Niccolo Machiavelli’s The Prince: A Controversial but Great Classic

The Prince is a classic from the 15th century written by an Italian diplomat, Niccolo Machiavelli, who is responsible for bringing the word “Machiavellianism”.

Wikipedia defines Machiavellianism as the employment of cunning and duplicity in statecraft or in general conduct; and psychology refers Machiavellianism to a personality trait which sees a person so focused on their own interests that they will manipulate, deceive, and exploit others to achieve their goals.

You may have guessed by now that the book is about unscrupulous politicians and is considered controversial. Some sees it as a work of political philosophy as it places importance on realism over idealism. However, it does contain some valuable advice for modern world leaders, including entrepreneurs — this was the reason I decided to read it.

About the Book

This book advises how Princes are able to gain and retain power. However, Niccolo asks Princes to go far beyond morality, ethics and humanity to achieve his goals, which is where it really becomes controversial. The book is divided into 26 small chapters and is only 105 pages, which makes it a quick read. Each chapter discusses how to gain and retain power in a particular scenario.

The original work is in vernacular Italian and I picked the English translation by Tim Parks. You can buy it online here for $7.50.
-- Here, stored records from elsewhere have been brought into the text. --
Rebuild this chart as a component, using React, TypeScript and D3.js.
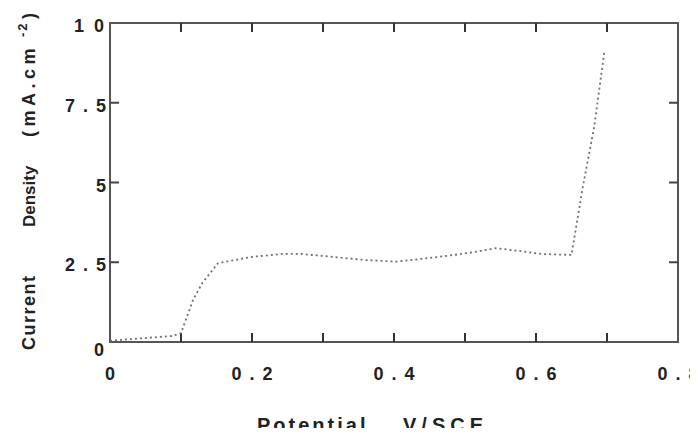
import React from "react";
import * as d3 from "d3";

// Potential (V/SCE) vs current density (mA.cm-2)
const potential = [0.0, 0.088, 0.1, 0.117, 0.13, 0.152, 0.2, 0.243, 0.27, 0.318, 0.36, 0.404, 0.46, 0.505, 0.543, 0.575, 0.607, 0.65, 0.666, 0.682, 0.696];
const current = [0.04, 0.19, 0.28, 1.32, 1.85, 2.47, 2.67, 2.76, 2.76, 2.66, 2.57, 2.52, 2.66, 2.79, 2.94, 2.86, 2.76, 2.73, 4.87, 6.75, 9.06];

const xTicks = [0, 0.2, 0.4, 0.6, 0.8];
const xMinorTicks = [0.1, 0.2, 0.3, 0.4, 0.5, 0.6, 0.7];
const yTicks = [0, 2.5, 5, 7.5, 10];
const yInnerTicks = [2.5, 5, 7.5];

const W = 698;
const H = 436;
const FONT = "'Liberation Sans', Arial, sans-serif";
const INK = "#222";
const FRAME = "#555";

export default function App() {
  const x = d3.scaleLinear().domain([0, 0.8]).range([110, 678]);
  const y = d3.scaleLinear().domain([0, 10]).range([342, 23]);

  const pts = potential.map((p, i) => [p, current[i]] as [number, number]);
  const line = d3
    .line<[number, number]>()
    .x((d) => x(d[0]))
    .y((d) => y(d[1]));

  const x0 = x(0), x1 = x(0.8), y0 = y(0), y1 = y(10);
  const tickLen = 9;

  return (
    <div style={{ margin: "-8px" }}>
      <svg width={W} height={H} style={{ display: "block", background: "#fff" }}>
        {/* frame */}
        <rect x={x0} y={y1} width={x1 - x0} height={y0 - y1} fill="none" stroke={FRAME} strokeWidth={2} />

        {/* ticks on bottom and top */}
        {xMinorTicks.map((t) => (
          <g key={"xt" + t} stroke="#333" strokeWidth={2}>
            <line x1={x(t)} x2={x(t)} y1={y0} y2={y0 - tickLen} />
            <line x1={x(t)} x2={x(t)} y1={y1} y2={y1 + tickLen} />
          </g>
        ))}
        {/* ticks on left and right */}
        {yInnerTicks.map((t) => (
          <g key={"yt" + t} stroke="#444" strokeWidth={2}>
            <line x1={x0} x2={x0 + tickLen} y1={y(t)} y2={y(t)} />
            <line x1={x1} x2={x1 - tickLen} y1={y(t)} y2={y(t)} />
          </g>
        ))}

        {/* curve */}
        <path d={line(pts) || ""} fill="none" stroke="#707070" strokeWidth={1.8} strokeDasharray="2 3" />

        {/* y tick labels */}
        {yTicks.map((t) => (
          <text
            key={"yl" + t}
            x={t === 0 ? 112 : 114}
            y={y(t) + (t === 0 ? 14 : 9)}
            textAnchor="end"
            fontFamily={FONT}
            fontWeight="bold"
            fontSize={18}
            letterSpacing={t === 10 ? 10 : 8}
            fill={INK}
          >
            {String(t)}
          </text>
        ))}

        {/* x tick labels */}
        {xTicks.map((t) => (
          <text
            key={"xl" + t}
            x={x(t) + (t === 0 ? 0 : 4)}
            y={380}
            textAnchor="middle"
            fontFamily={FONT}
            fontWeight="bold"
            fontSize={18}
            letterSpacing={t === 0 ? 0 : 8}
            fill={INK}
          >
            {String(t)}
          </text>
        ))}

        {/* x axis title */}
        <text x={257} y={432} fontFamily={FONT} fontWeight="bold" fontSize={20} letterSpacing={3} fill={INK}>
          Potential
        </text>
        <text x={403} y={432} fontFamily={FONT} fontWeight="bold" fontSize={20} letterSpacing={5} fill={INK}>
          V/SCE
        </text>

        {/* y axis title */}
        <g transform="translate(35,0) rotate(-90)" fontFamily={FONT} fontWeight="bold" fill={INK}>
          <text x={-350} y={0} fontSize={18} letterSpacing={1.5}>Current</text>
          <text x={-227} y={0} fontSize={17} letterSpacing={0}>Density</text>
          <text x={-137} y={0} fontSize={18} letterSpacing={4.5}>(mA.cm</text>
          <text x={-37} y={-8} fontSize={13} letterSpacing={2}>-2</text>
          <text x={-19} y={0} fontSize={18}>)</text>
        </g>
      </svg>
    </div>
  );
}
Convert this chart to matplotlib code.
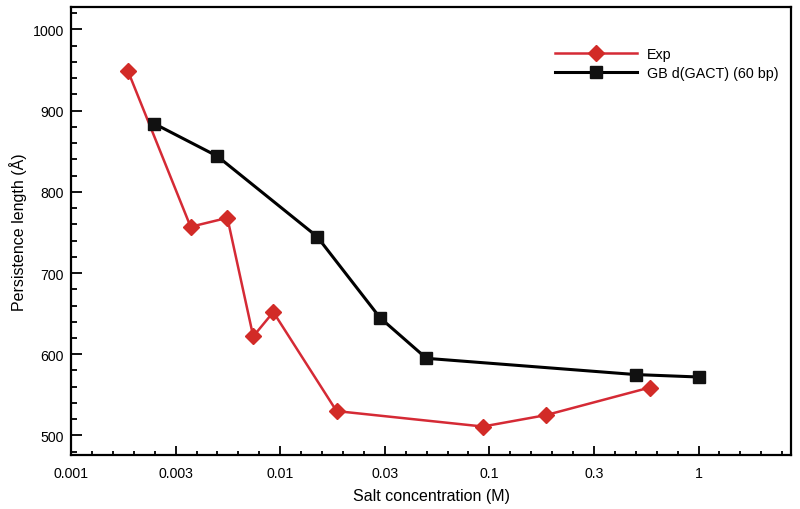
import numpy as np
import matplotlib
matplotlib.use("Agg")
import matplotlib.pyplot as plt
from matplotlib.ticker import FixedLocator, FixedFormatter, NullFormatter

plt.rcParams['font.family'] = ['Liberation Sans', 'DejaVu Sans']

# Data
exp_x = [0.00187, 0.00373, 0.00559, 0.00743, 0.00927, 0.0186, 0.0931, 0.186, 0.584]
exp_y = [949, 757, 768, 622, 652, 530, 511, 525, 559]
gb_x = [0.0025, 0.005, 0.015, 0.03, 0.05, 0.5, 1.0]
gb_y = [884, 844, 745, 645, 595, 575, 572]
xtick_labels = ["0.001", "0.003", "0.01", "0.03", "0.1", "0.3", "1"]
ytick_vals = [500, 600, 700, 800, 900, 1000]

red = '#d52a35'

fig = plt.figure(figsize=(8, 5.1), dpi=100)
ax = fig.add_axes([0.0888, 0.106, 0.9002, 0.878])

ax.plot(exp_x, exp_y, color=red, lw=1.8, marker='D', ms=7.8,
        markerfacecolor='#d22b27', markeredgecolor='#d22b27', label='Exp')
ax.plot(gb_x, gb_y, color='black', lw=2.2, marker='s', ms=8,
        markerfacecolor='#111111', markeredgecolor='#111111',
        label='GB d(GACT) (60 bp)')

ax.set_xscale('log')
ax.set_xlim(1e-3, 10 ** 0.443)
ax.set_ylim(476, 1027.5)

major_x = [10 ** (-3 + 0.5 * k) for k in range(len(xtick_labels))]
minor_x = [10 ** (-3 + 0.1 * k) for k in range(35) if k % 5 != 0]
ax.xaxis.set_major_locator(FixedLocator(major_x))
ax.xaxis.set_major_formatter(FixedFormatter(xtick_labels))
ax.xaxis.set_minor_locator(FixedLocator(minor_x))
ax.xaxis.set_minor_formatter(NullFormatter())

ax.yaxis.set_major_locator(FixedLocator(ytick_vals))
ax.yaxis.set_minor_locator(FixedLocator(list(range(480, 1030, 20))))

ax.tick_params(which='both', direction='in', top=False, right=False, labelsize=10.2, width=1.3)
ax.tick_params(axis='x', which='major', length=6.5, pad=8)
ax.tick_params(axis='x', which='minor', length=3)
ax.tick_params(axis='y', which='major', length=8, pad=5)
ax.tick_params(axis='y', which='minor', length=4)

for s in ax.spines.values():
    s.set_linewidth(1.6)

ax.set_xlabel('Salt concentration (M)', fontsize=11.5, labelpad=6)
ax.set_ylabel('Persistence length (Å)', fontsize=11.5, labelpad=4)

ax.legend(loc='upper left', bbox_to_anchor=(555 / 800, 1 - 48 / 510),
          bbox_transform=fig.transFigure, frameon=False, borderpad=0,
          borderaxespad=0, fontsize=10.3, handlelength=5.7,
          handletextpad=0.7, labelspacing=0.38)

fig.savefig('out.png', dpi=100)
You may want to read more about the book here on Wikipedia before buying it.

Who is it For?

This book is definitely not for weak hearted because the world won’t look same after reading this and you may lose faith in humanity as a result. But if you are interested in politics or learning about how people play the game of gaining and retaining power, you may find it very interesting. It does uncover a few interesting rules of the power game and may open your mind towards many of the current political affairs around the world.

My Favourite Pieces

I read this book from an entrepreneur’s point of view and the many challenges we encounter in our journey to build a successful company. Here are my three favourite pieces:

1) Chapter 3 — Mixed Monarchies

You must never fail to respond to trouble just to avoid war, because in the end you won’t avoid it, you’ll just be putting it off to your enemy’s advantage.

2) Chapter 15 — What men and particularly rulers are praised and blamed for

If you always want to play the good man in a world where most people are not good, you’ll end up badly. Hence, if a ruler wants to survive, he’ll have to learn to stop being good, at least when the occasion demands.

3) Chapter 23 — Avoiding flatterers

If you do try to defend yourself from flatterers you run the risk of having people despise you. Because the only way to guard against flattery is to have people understand that you don’t mind them telling you the truth. But when anyone and everyone can tell you the truth, you lose respect.
So, the sensible ruler must find a middle way, choosing intelligent men as ministers and giving them and only them the right to tell him the truth, and only on the issues he asks about, not in general.